Victoria, the British empire and much more wasn’t all great if you dig deeper. The name “ looty “ is a poignant name given the circumstances.
Do you know the story of “ Looty “ ?
8th October, 1860…The Second Opium war, Summer Palace.
For the Qing dynasty Yuanmingyuan, the 'garden of perfect brightness', wasn't just a palace — it was a city. All told, its grounds stretched the size of 650 football fields. Its marble palaces, temples, and towers were adorned with jade, bronze and precious stones. Peacocks strolled the gardens.
But the Opium Wars of the mid-1800s would see that paradise reduced to rubble. Wars over who controlled the flow of lucrative opium, who had to pay whom for tariffs and trade, and who really held sovereignty over China.
There are different accounts of how the British got their hands on Looty and a handful of other Pekingese.

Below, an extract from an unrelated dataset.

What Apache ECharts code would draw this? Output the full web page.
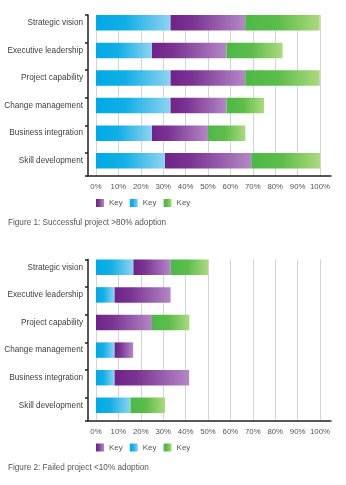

The story is that in the palace there were found these little dogs that nobody really saw before because they were a very secret, personal part of the emperor's empresses and the eunuchs of the palace and so on. They become imperial loot. They become these treasures that formerly belonged to the emperor. Hence the decision to call this one dog that's gifted to Queen Victoria, Looty.
Looty was found by Captain John Hart Dunne of the 99th Regiment after the Summer Palace near Beijing (Peking, as it was then known) had been looted on 8 October 1860 during the Second Opium War. On his return to England Dunne presented her to Queen Victoria for 'the Royal Collection of dogs'. She was one of the first Pekingese dogs in Britain and her name makes rather ironic reference to her origins and acquisition. Looty was considered 'the smallest and by far the most beautiful little animal that has appeared in this country'. F.W. Keyl was commissioned to paint a portrait of Looty in 1861
British Captain John Hart Dunne wrote his view of the event in his journal: “I have been able to retain a good many trifles that I bought in the French camp, also a pretty little dog, a real Chinese sleeve dog. It has silver bells round its neck. People say, it is the most perfect little beauty they have ever seen.”
Two of the five dogs who were claimed by Admiral John Hay eventually found their way to Goodwood Castle where they became the property of the Duke of Gordon. Two others were given to the Duchess of Richmond. The fifth dog, that “little beauty,” of whom Dunne wrote, was presented to Queen Victoria who christened the dog “Looty.”
“Looty” lived at Buckingham Palace where she was somewhat lonesome until she overcame her initial shock, and then she went on to live a sumptuous life of luxury at Windsor Palace until her death in 1872.